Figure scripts
◇ ◇ ◇

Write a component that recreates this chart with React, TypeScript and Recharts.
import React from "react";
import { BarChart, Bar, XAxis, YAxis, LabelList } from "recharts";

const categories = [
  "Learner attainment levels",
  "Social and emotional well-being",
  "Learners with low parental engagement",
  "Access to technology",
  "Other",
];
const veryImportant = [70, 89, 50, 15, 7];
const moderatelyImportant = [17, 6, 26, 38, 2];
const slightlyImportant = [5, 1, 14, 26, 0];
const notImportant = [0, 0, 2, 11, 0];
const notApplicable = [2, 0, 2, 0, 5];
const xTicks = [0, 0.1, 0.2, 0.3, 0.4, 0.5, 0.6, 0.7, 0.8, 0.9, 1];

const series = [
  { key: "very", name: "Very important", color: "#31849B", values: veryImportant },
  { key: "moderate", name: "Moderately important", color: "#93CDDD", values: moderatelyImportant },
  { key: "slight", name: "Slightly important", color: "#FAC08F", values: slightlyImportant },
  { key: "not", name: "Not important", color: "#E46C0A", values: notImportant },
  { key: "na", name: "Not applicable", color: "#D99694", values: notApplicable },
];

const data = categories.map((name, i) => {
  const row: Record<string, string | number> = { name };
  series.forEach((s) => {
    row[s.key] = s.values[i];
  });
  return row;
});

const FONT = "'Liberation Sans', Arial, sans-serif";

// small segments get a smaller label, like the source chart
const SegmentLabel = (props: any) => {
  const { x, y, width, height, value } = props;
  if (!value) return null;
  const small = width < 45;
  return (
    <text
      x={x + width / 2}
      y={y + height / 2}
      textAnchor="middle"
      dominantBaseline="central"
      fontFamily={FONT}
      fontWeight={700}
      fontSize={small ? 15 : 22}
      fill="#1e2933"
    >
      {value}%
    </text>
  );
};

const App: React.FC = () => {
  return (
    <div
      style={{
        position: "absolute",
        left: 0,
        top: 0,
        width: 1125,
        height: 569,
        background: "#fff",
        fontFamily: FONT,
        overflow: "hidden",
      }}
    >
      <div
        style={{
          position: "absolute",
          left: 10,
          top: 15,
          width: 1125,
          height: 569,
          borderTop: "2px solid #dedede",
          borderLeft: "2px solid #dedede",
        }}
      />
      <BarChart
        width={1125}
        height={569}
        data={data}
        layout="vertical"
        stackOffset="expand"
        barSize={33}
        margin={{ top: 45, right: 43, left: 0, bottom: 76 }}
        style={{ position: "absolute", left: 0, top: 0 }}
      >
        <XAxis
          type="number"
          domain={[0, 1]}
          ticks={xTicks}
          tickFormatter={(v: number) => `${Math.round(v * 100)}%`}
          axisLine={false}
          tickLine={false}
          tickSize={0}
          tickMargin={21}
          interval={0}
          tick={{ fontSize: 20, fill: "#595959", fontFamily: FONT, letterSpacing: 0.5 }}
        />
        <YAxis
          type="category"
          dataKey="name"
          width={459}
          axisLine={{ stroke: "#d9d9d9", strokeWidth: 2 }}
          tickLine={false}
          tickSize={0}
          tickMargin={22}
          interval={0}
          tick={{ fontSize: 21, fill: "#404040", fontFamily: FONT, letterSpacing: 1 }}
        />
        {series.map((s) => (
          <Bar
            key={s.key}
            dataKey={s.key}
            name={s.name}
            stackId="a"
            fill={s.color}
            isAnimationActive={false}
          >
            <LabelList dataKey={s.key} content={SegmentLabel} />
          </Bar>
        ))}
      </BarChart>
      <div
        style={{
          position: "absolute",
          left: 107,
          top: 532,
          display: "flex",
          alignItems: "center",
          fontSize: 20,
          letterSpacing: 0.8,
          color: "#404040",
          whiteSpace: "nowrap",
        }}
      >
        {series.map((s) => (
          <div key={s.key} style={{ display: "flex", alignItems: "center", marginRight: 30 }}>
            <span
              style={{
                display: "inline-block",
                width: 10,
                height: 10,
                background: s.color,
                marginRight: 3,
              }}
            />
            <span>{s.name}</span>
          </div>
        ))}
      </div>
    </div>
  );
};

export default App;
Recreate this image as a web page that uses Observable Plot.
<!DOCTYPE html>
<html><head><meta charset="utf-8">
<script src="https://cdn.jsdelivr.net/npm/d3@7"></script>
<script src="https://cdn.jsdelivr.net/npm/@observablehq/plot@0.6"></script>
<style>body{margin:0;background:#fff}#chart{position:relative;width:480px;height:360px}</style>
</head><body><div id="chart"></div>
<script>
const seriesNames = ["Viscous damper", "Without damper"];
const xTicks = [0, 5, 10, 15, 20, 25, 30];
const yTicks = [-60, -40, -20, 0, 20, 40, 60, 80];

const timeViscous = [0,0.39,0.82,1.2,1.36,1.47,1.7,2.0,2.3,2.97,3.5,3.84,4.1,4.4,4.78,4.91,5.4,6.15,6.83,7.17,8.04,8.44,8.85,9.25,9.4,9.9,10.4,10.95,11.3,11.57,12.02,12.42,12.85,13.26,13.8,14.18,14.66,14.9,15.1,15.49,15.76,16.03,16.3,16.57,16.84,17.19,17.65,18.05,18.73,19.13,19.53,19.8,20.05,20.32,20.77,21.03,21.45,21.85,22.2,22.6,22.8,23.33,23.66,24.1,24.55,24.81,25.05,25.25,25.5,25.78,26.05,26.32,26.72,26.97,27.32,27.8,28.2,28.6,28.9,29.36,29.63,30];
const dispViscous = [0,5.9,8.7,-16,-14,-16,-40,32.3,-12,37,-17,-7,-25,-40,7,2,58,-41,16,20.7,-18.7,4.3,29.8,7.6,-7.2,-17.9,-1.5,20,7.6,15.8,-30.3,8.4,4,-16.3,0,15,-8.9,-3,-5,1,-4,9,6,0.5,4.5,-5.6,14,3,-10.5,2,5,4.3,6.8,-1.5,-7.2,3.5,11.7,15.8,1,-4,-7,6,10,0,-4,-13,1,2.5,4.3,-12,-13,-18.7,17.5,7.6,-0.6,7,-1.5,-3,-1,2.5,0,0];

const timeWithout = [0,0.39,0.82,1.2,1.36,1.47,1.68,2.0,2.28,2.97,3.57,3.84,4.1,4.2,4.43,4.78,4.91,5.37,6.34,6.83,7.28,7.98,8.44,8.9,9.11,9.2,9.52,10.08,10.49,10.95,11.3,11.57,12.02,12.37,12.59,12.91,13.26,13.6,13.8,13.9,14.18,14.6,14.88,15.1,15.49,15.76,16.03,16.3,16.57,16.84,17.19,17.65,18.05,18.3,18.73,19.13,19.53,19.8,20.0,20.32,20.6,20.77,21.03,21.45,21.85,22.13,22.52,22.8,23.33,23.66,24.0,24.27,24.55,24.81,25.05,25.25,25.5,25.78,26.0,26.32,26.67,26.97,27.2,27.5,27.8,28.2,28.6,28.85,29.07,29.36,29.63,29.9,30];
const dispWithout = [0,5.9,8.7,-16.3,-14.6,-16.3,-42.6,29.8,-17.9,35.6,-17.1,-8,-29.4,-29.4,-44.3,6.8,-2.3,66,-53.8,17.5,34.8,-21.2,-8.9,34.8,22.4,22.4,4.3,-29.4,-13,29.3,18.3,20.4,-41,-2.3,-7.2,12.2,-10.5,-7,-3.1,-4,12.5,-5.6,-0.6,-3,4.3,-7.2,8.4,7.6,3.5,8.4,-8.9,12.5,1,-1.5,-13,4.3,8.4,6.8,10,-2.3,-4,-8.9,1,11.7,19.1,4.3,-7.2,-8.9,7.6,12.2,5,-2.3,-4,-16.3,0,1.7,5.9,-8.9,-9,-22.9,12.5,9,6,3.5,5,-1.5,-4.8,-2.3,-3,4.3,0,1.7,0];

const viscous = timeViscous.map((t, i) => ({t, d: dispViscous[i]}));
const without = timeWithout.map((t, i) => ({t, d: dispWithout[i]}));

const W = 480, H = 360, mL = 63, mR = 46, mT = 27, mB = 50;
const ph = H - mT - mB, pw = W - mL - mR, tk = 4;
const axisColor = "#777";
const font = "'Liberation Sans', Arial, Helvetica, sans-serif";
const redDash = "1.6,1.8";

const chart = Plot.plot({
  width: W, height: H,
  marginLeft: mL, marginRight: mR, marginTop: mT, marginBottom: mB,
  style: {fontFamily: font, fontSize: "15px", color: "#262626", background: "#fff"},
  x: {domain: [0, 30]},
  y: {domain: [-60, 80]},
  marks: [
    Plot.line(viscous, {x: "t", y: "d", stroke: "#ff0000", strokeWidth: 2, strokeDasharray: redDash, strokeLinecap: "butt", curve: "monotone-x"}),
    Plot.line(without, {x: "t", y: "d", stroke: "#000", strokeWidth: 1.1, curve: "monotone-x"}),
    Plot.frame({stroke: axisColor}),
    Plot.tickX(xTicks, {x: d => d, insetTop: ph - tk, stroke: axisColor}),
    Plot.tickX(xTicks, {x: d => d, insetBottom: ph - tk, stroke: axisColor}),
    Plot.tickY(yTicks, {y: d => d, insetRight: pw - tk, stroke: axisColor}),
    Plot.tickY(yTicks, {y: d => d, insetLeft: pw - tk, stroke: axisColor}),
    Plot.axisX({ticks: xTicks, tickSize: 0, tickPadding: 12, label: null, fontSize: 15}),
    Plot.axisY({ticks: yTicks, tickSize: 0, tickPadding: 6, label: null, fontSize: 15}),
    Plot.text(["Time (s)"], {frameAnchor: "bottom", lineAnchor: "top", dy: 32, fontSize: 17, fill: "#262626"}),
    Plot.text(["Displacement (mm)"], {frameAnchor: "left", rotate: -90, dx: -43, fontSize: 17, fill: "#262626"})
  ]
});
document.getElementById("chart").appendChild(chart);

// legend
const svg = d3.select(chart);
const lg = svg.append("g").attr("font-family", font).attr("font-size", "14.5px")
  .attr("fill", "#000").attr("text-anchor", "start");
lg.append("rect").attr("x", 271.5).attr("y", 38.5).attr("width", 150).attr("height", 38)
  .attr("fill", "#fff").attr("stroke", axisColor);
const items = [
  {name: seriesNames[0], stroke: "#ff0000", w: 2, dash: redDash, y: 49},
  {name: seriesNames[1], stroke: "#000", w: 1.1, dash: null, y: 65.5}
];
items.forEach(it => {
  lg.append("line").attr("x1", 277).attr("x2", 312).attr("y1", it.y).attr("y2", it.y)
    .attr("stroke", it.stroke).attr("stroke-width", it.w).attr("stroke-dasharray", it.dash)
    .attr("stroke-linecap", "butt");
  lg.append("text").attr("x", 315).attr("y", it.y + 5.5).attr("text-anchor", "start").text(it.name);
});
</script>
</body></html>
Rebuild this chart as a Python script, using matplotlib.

◇ ◇ ◇

Quote the records from their first line to the line with "XAxis, YAxis, LabelList", inclusive, without adding or dropping anything.

Write a component that recreates this chart with React, TypeScript and Recharts.
import React from "react";
import { BarChart, Bar, XAxis, YAxis, LabelList } from "recharts";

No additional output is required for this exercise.